Information shown ::
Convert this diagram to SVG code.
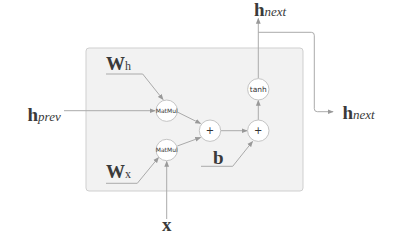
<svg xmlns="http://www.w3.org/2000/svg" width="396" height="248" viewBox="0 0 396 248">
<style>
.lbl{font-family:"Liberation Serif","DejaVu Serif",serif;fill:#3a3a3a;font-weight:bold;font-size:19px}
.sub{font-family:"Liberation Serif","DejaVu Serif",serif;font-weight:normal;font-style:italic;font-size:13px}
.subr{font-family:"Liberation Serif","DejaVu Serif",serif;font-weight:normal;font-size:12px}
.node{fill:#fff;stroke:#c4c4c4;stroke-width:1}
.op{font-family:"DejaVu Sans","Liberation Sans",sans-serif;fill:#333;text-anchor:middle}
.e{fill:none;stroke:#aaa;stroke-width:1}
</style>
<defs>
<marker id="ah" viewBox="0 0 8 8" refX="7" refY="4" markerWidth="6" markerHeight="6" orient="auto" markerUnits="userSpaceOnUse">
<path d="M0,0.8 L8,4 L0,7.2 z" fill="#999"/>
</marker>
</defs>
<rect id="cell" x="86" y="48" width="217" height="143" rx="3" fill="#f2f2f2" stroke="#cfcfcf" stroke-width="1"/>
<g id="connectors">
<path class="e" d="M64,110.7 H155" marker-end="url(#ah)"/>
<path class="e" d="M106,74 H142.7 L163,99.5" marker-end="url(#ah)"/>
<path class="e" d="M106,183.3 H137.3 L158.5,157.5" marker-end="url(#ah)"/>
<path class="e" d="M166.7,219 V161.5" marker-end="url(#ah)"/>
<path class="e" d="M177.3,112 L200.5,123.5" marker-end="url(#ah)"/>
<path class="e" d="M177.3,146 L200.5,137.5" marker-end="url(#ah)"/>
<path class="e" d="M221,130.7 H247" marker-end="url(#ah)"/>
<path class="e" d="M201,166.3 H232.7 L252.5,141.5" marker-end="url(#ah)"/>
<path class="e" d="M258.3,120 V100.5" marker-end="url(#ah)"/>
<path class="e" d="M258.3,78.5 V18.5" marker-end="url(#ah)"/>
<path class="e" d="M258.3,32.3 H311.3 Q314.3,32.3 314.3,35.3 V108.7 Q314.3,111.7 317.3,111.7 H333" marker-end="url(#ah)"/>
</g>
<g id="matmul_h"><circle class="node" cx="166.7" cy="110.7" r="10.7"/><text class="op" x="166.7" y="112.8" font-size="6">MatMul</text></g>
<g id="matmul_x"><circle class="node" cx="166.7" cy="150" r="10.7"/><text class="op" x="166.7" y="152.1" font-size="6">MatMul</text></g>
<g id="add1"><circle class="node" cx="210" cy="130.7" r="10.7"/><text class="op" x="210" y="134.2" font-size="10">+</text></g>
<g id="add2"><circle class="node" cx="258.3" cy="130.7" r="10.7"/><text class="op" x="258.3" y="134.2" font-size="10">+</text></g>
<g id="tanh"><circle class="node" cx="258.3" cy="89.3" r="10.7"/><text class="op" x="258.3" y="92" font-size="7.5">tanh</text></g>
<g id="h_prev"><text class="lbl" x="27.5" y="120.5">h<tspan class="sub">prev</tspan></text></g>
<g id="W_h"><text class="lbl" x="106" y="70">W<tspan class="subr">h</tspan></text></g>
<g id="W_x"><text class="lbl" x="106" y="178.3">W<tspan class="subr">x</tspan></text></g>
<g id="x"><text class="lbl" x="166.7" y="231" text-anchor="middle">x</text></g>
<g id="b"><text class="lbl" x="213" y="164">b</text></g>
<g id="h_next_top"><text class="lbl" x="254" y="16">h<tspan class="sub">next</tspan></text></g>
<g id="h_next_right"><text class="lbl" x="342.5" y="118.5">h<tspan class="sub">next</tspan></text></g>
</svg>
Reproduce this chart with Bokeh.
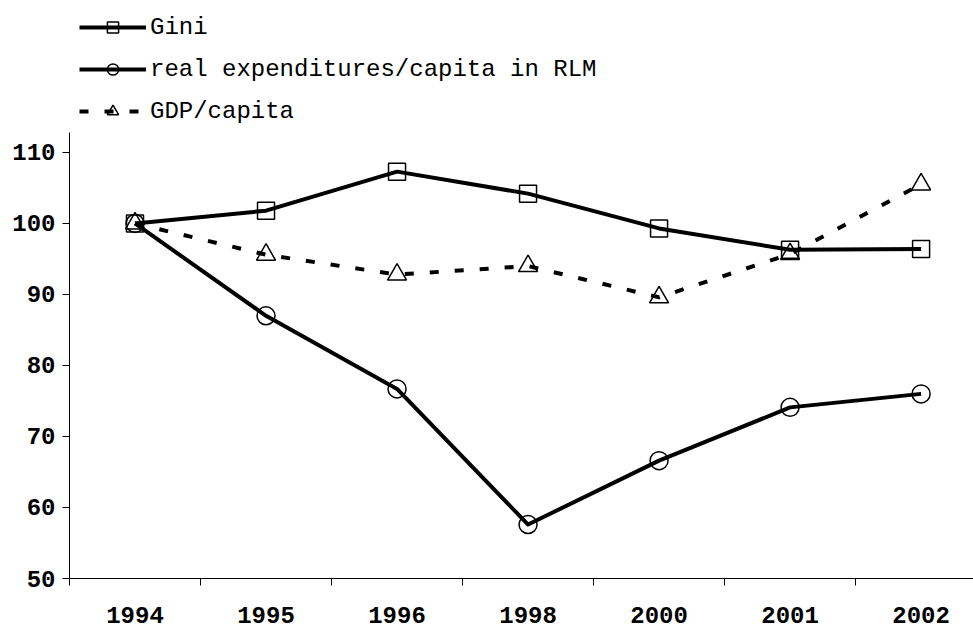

What to do :: Output all of the data exactly as it stands, minus any images.

Task output ::
Convert this diagram to SVG code.
<svg xmlns="http://www.w3.org/2000/svg" width="396" height="248" viewBox="0 0 396 248">
<style>
.lbl{font-family:"Liberation Serif","DejaVu Serif",serif;fill:#3a3a3a;font-weight:bold;font-size:19px}
.sub{font-family:"Liberation Serif","DejaVu Serif",serif;font-weight:normal;font-style:italic;font-size:13px}
.subr{font-family:"Liberation Serif","DejaVu Serif",serif;font-weight:normal;font-size:12px}
.node{fill:#fff;stroke:#c4c4c4;stroke-width:1}
.op{font-family:"DejaVu Sans","Liberation Sans",sans-serif;fill:#333;text-anchor:middle}
.e{fill:none;stroke:#aaa;stroke-width:1}
</style>
<defs>
<marker id="ah" viewBox="0 0 8 8" refX="7" refY="4" markerWidth="6" markerHeight="6" orient="auto" markerUnits="userSpaceOnUse">
<path d="M0,0.8 L8,4 L0,7.2 z" fill="#999"/>
</marker>
</defs>
<rect id="cell" x="86" y="48" width="217" height="143" rx="3" fill="#f2f2f2" stroke="#cfcfcf" stroke-width="1"/>
<g id="connectors">
<path class="e" d="M64,110.7 H155" marker-end="url(#ah)"/>
<path class="e" d="M106,74 H142.7 L163,99.5" marker-end="url(#ah)"/>
<path class="e" d="M106,183.3 H137.3 L158.5,157.5" marker-end="url(#ah)"/>
<path class="e" d="M166.7,219 V161.5" marker-end="url(#ah)"/>
<path class="e" d="M177.3,112 L200.5,123.5" marker-end="url(#ah)"/>
<path class="e" d="M177.3,146 L200.5,137.5" marker-end="url(#ah)"/>
<path class="e" d="M221,130.7 H247" marker-end="url(#ah)"/>
<path class="e" d="M201,166.3 H232.7 L252.5,141.5" marker-end="url(#ah)"/>
<path class="e" d="M258.3,120 V100.5" marker-end="url(#ah)"/>
<path class="e" d="M258.3,78.5 V18.5" marker-end="url(#ah)"/>
<path class="e" d="M258.3,32.3 H311.3 Q314.3,32.3 314.3,35.3 V108.7 Q314.3,111.7 317.3,111.7 H333" marker-end="url(#ah)"/>
</g>
<g id="matmul_h"><circle class="node" cx="166.7" cy="110.7" r="10.7"/><text class="op" x="166.7" y="112.8" font-size="6">MatMul</text></g>
<g id="matmul_x"><circle class="node" cx="166.7" cy="150" r="10.7"/><text class="op" x="166.7" y="152.1" font-size="6">MatMul</text></g>
<g id="add1"><circle class="node" cx="210" cy="130.7" r="10.7"/><text class="op" x="210" y="134.2" font-size="10">+</text></g>
<g id="add2"><circle class="node" cx="258.3" cy="130.7" r="10.7"/><text class="op" x="258.3" y="134.2" font-size="10">+</text></g>
<g id="tanh"><circle class="node" cx="258.3" cy="89.3" r="10.7"/><text class="op" x="258.3" y="92" font-size="7.5">tanh</text></g>
<g id="h_prev"><text class="lbl" x="27.5" y="120.5">h<tspan class="sub">prev</tspan></text></g>
<g id="W_h"><text class="lbl" x="106" y="70">W<tspan class="subr">h</tspan></text></g>
<g id="W_x"><text class="lbl" x="106" y="178.3">W<tspan class="subr">x</tspan></text></g>
<g id="x"><text class="lbl" x="166.7" y="231" text-anchor="middle">x</text></g>
<g id="b"><text class="lbl" x="213" y="164">b</text></g>
<g id="h_next_top"><text class="lbl" x="254" y="16">h<tspan class="sub">next</tspan></text></g>
<g id="h_next_right"><text class="lbl" x="342.5" y="118.5">h<tspan class="sub">next</tspan></text></g>
</svg>
Reproduce this chart with Bokeh.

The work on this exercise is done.